Debating— like fighting—one person is different than doing it against a group. Let’s see how Romney adjusts.
And the group Romney fought was pretty lame.  Bachmann, Gingrich, Santorum, Perry?  None of them hold a candle to Obama’s intellect and poise.
But Romney has other problems as well. While the conventional wisdom is that he simply needs to exceed expectations (so if he sets expectations really low, he wins no matter what), we’re way past that at this point.  Romney needs to take Obama down and out in that first debate this coming Wednesday, and it’s not entirely clear how he does that.
Romney will certainly want to focus on the economy, but of course, polls are showing that consumer confidence is increasing as people’s outlook on the economy improves. So it’s not clear the economic message works any more, or at least works sufficiently.

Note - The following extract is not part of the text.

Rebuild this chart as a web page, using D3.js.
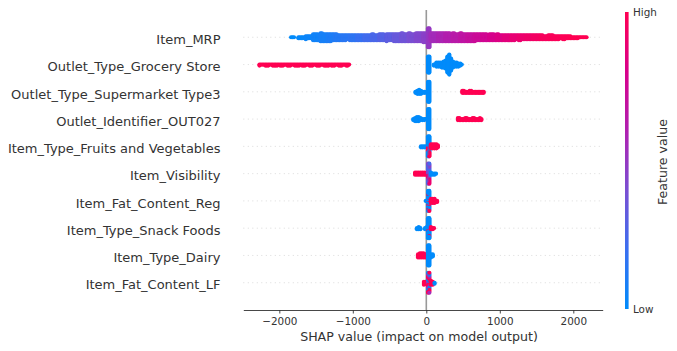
<!DOCTYPE html>
<html lang="en">
<head>
  <meta charset="UTF-8">
  <title>SHAP summary plot</title>
  <script src="https://d3js.org/d3.v7.min.js"></script>
  <style>
    body {
      margin: 0;
      background: #fff;
    }
    svg {
      display: block;
      font-family: "DejaVu Sans", sans-serif;
    }
    .ylab {
      font-size: 13px;
      fill: #333;
    }
  </style>
</head>
<body>
  <svg id="chart" width="677" height="351"></svg>

  <script>
    // Features, top to bottom
    const features = [
      "Item_MRP",
      "Outlet_Type_Grocery Store",
      "Outlet_Type_Supermarket Type3",
      "Outlet_Identifier_OUT027",
      "Item_Type_Fruits and Vegetables",
      "Item_Visibility",
      "Item_Fat_Content_Reg",
      "Item_Type_Snack Foods",
      "Item_Type_Dairy",
      "Item_Fat_Content_LF"
    ];

    // Each bin: [shap from, shap to, number of samples, feature value 0..1]
    const binsMRP = [
      [-1850, -1750, 3, 0.0], [-1750, -1650, 9, 0.02], [-1650, -1550, 16, 0.04],
      [-1550, -1450, 34, 0.06], [-1450, -1350, 42, 0.08], [-1350, -1250, 38, 0.1],
      [-1250, -1150, 32, 0.12], [-1150, -1050, 28, 0.14], [-1050, -950, 30, 0.16],
      [-950, -850, 30, 0.19], [-850, -750, 30, 0.22], [-750, -650, 32, 0.25],
      [-650, -550, 34, 0.28], [-550, -450, 36, 0.31], [-450, -350, 40, 0.34],
      [-350, -250, 42, 0.37], [-250, -150, 42, 0.4], [-150, -50, 45, 0.43],
      [-50, 15, 30, 0.46], [15, 50, 40, 0.5],
      [50, 150, 45, 0.55], [150, 250, 45, 0.58], [250, 350, 44, 0.61],
      [350, 450, 42, 0.64], [450, 550, 42, 0.67], [550, 650, 40, 0.7],
      [650, 750, 36, 0.73], [750, 850, 34, 0.76], [850, 950, 34, 0.79],
      [950, 1050, 32, 0.82], [1050, 1150, 30, 0.85], [1150, 1250, 28, 0.88],
      [1250, 1350, 27, 0.9], [1350, 1450, 25, 0.92], [1450, 1550, 25, 0.94],
      [1550, 1650, 22, 0.96], [1650, 1750, 24, 0.97], [1750, 1850, 18, 0.98],
      [1850, 1950, 17, 0.99], [1950, 2050, 11, 1], [2050, 2150, 6, 1], [2150, 2190, 2, 1]
    ];

    const binsGrocery = [
      [-2280, -2200, 5, 1], [-2200, -2100, 8, 1], [-2100, -2000, 9, 1], [-2000, -1900, 8, 1],
      [-1900, -1800, 8, 1], [-1800, -1700, 9, 1], [-1700, -1600, 8, 1], [-1600, -1500, 8, 1],
      [-1500, -1400, 8, 1], [-1400, -1300, 9, 1], [-1300, -1200, 8, 1], [-1200, -1100, 8, 1],
      [-1100, -1040, 5, 1],
      [15, 50, 34, 0],
      [95, 125, 3, 0], [125, 150, 5, 0], [150, 175, 5, 0], [175, 200, 5, 0],
      [200, 225, 6, 0], [225, 250, 7, 0], [250, 275, 9, 0], [275, 300, 17, 0],
      [300, 325, 21, 0], [325, 350, 13, 0], [350, 375, 7, 0], [375, 400, 5, 0],
      [400, 425, 5, 0], [425, 450, 4, 0], [450, 475, 3, 0], [475, 505, 1, 0]
    ];

    const binsSuper3 = [
      [-160, -135, 2, 0], [-135, -110, 4, 0], [-110, -85, 5, 0], [-85, -60, 4, 0],
      [-60, -35, 2, 0], [-35, -10, 2, 0], [-10, 15, 2, 0],
      [15, 50, 42, 0],
      [480, 580, 12, 1], [580, 680, 12, 1], [680, 790, 12, 1]
    ];

    const binsOUT027 = [
      [-190, -165, 2, 0], [-165, -140, 4, 0], [-140, -115, 5, 0], [-115, -90, 5, 0],
      [-90, -65, 3, 0], [-65, -40, 2, 0], [-40, -15, 2, 0], [-15, 15, 2, 0],
      [15, 50, 42, 0],
      [420, 520, 12, 1], [520, 620, 12, 1], [620, 720, 12, 1], [720, 760, 5, 1]
    ];

    const binsFruits = [
      [-85, -60, 2, 0], [-60, -35, 2, 0], [-35, -10, 2, 0], [-10, 15, 2, 0],
      [15, 50, 32, 0], [15, 50, 10, 1],
      [50, 75, 5, 1], [75, 100, 5, 1], [100, 125, 5, 1], [125, 150, 5, 1], [150, 165, 3, 1]
    ];

    const binsVisibility = [
      [-165, -140, 3, 1], [-140, -115, 3, 1], [-115, -90, 3, 1], [-90, -65, 3, 1],
      [-65, -40, 3, 1], [-40, -15, 3, 1], [-15, 15, 3, 1],
      [15, 50, 20, 0.25], [15, 50, 12, 0.45], [15, 50, 10, 0.9],
      [50, 75, 3, 0], [75, 100, 2, 0], [100, 125, 2, 0], [125, 140, 1, 0]
    ];

    const binsFatReg = [
      [-15, 15, 2, 0],
      [15, 50, 34, 0], [15, 50, 8, 1],
      [50, 75, 5, 1], [75, 100, 5, 1], [100, 125, 5, 1], [125, 155, 4, 1]
    ];

    const binsSnack = [
      [-140, -115, 2, 0], [-115, -90, 3, 0], [-90, -70, 2, 0],
      [-30, -5, 2, 0], [-5, 15, 3, 0],
      [15, 50, 40, 0], [15, 50, 2, 1],
      [50, 75, 3, 1], [75, 100, 2, 1], [100, 110, 1, 1]
    ];

    const binsDairy = [
      [-125, -100, 4, 1], [-100, -75, 5, 1], [-75, -50, 5, 1], [-50, -25, 5, 1], [-25, 15, 8, 1],
      [15, 50, 42, 0],
      [50, 75, 4, 0], [75, 100, 3, 0]
    ];

    const binsFatLF = [
      [-45, -20, 4, 1], [-20, 15, 6, 1],
      [15, 50, 18, 1], [15, 50, 12, 0.55], [15, 50, 12, 0],
      [50, 75, 5, 1], [75, 100, 4, 1], [100, 125, 2, 0]
    ];

    const rows = [binsMRP, binsGrocery, binsSuper3, binsOUT027, binsFruits,
                  binsVisibility, binsFatReg, binsSnack, binsDairy, binsFatLF];

    const xTicks = [-2000, -1000, 0, 1000, 2000];

    // colour map stops, low -> high
    const cmapStops = ["#008bfb", "#3a6ff0", "#7a4fd2", "#b020b0", "#d8008a", "#ff0052"];

    const svg = d3.select("#chart");

    // Scales
    const x = d3.scaleLinear().domain([-2490, 2400]).range([243.3, 602.7]);
    const y = d3.scaleLinear().domain([-1, features.length]).range([310, 10]);
    const rowY = i => y(features.length - 1 - i);
    const color = d3.piecewise(d3.interpolateRgb, cmapStops);

    const r = 2.1;
    const layerGap = 1;

    // Row guide lines and zero line
    svg.append("g")
      .selectAll("line")
      .data(features)
      .join("line")
      .attr("x1", x.range()[0])
      .attr("x2", x.range()[1])
      .attr("y1", (d, i) => rowY(i))
      .attr("y2", (d, i) => rowY(i))
      .attr("stroke", "#ccc")
      .attr("stroke-width", 0.7)
      .attr("stroke-dasharray", "1,3.5");

    svg.append("line")
      .attr("x1", x(0)).attr("x2", x(0))
      .attr("y1", y.range()[1]).attr("y2", y.range()[0])
      .attr("stroke", "#999")
      .attr("stroke-width", 1.6);

    // Beeswarm layout: stack the samples of each bin around the row centre
    function layout(bins, i) {
      const groups = d3.groups(bins, d => d[0] + "|" + d[1]);
      const pts = [];
      groups.forEach(([, parts]) => {
        const lo = parts[0][0], hi = parts[0][1];
        // mix the colours of parts that share a bin
        const mixed = [];
        parts.forEach(p => {
          for (let k = 0; k < p[2]; k++) mixed.push({ key: (k + 0.5) / p[2], fv: p[3] });
        });
        mixed.sort((a, b) => a.key - b.key);
        const px0 = x(lo), px1 = x(hi);
        const cols = Math.max(1, Math.round((px1 - px0) / 1.4));
        mixed.forEach((m, k) => {
          const col = k % cols;
          const layer = Math.floor(k / cols);
          const off = layer === 0 ? 0 : (layer % 2 ? (layer + 1) / 2 : -layer / 2);
          pts.push({
            cx: px0 + (col + 0.5) * (px1 - px0) / cols,
            cy: rowY(i) + off * layerGap,
            fv: m.fv
          });
        });
      });
      return pts;
    }

    rows.forEach((bins, i) => {
      svg.append("g")
        .selectAll("circle")
        .data(layout(bins, i))
        .join("circle")
        .attr("cx", d => d.cx)
        .attr("cy", d => d.cy)
        .attr("r", r)
        .attr("fill", d => color(d.fv));
    });

    // Feature names
    svg.append("g")
      .selectAll("text")
      .data(features)
      .join("text")
      .attr("class", "ylab")
      .attr("x", 220.5)
      .attr("y", (d, i) => rowY(i) + 2.2)
      .attr("text-anchor", "end")
      .attr("dominant-baseline", "central")
      .text(d => d);

    // x axis
    const xAxis = svg.append("g")
      .attr("transform", "translate(0,310)")
      .call(d3.axisBottom(x).tickValues(xTicks).tickFormat(d3.format("d"))
        .tickSize(3.5).tickSizeOuter(0).tickPadding(4));
    xAxis.select(".domain").attr("stroke", "#333").attr("stroke-width", 0.9);
    xAxis.selectAll(".tick line").attr("stroke", "#333").attr("stroke-width", 0.9);
    xAxis.selectAll("text")
      .style("font-family", "DejaVu Sans")
      .style("font-size", "10.4px")
      .attr("fill", "#333");

    svg.append("text")
      .attr("x", (x.range()[0] + x.range()[1]) / 2 - 4)
      .attr("y", 340.5)
      .attr("text-anchor", "middle")
      .style("font-size", "12.6px")
      .attr("fill", "#333")
      .text("SHAP value (impact on model output)");

    // Colour bar
    const cbTop = 12, cbBottom = 309, cbX = 625, cbW = 3.6;
    const grad = svg.append("defs").append("linearGradient")
      .attr("id", "cbar")
      .attr("x1", 0).attr("y1", 1).attr("x2", 0).attr("y2", 0);
    d3.range(0, 1.0001, 0.05).forEach(t => {
      grad.append("stop").attr("offset", t).attr("stop-color", color(t));
    });
    svg.append("rect")
      .attr("x", cbX).attr("y", cbTop)
      .attr("width", cbW).attr("height", cbBottom - cbTop)
      .attr("fill", "url(#cbar)");

    svg.append("text")
      .attr("x", 633).attr("y", cbTop + 4)
      .style("font-size", "10.4px").attr("fill", "#333")
      .text("High");
    svg.append("text")
      .attr("x", 633).attr("y", cbBottom + 4)
      .style("font-size", "10.4px").attr("fill", "#333")
      .text("Low");
    svg.append("text")
      .attr("transform", "translate(666.5,162) rotate(-90)")
      .attr("text-anchor", "middle")
      .style("font-size", "12.6px")
      .attr("fill", "#333")
      .text("Feature value");
  </script>
</body>
</html>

The economy isn’t key for Romney, looking presidential is. He has to come off as a viable alternative to the sitting president, and then some.  Up until now, Romney’s come off rather Keystone Cops-ish, not ready for prime time. And if past is prologue, Romney doesn’t react well when he’s attacked during a debate. He gets all prickly, and prissy. That $10,000 bet comes to mind.
People already think Romney is a bit of an ass and a buffoon.  Perhaps the buffoon part isn’t hard to overcome in a debate (assuming the man isn’t as daft as he often appears), but once people think you’re an ass, it’s not something you live down easily.  Even flip-flopping endlessly on health care reform may not be enough to convince the people to love the man who knew too little.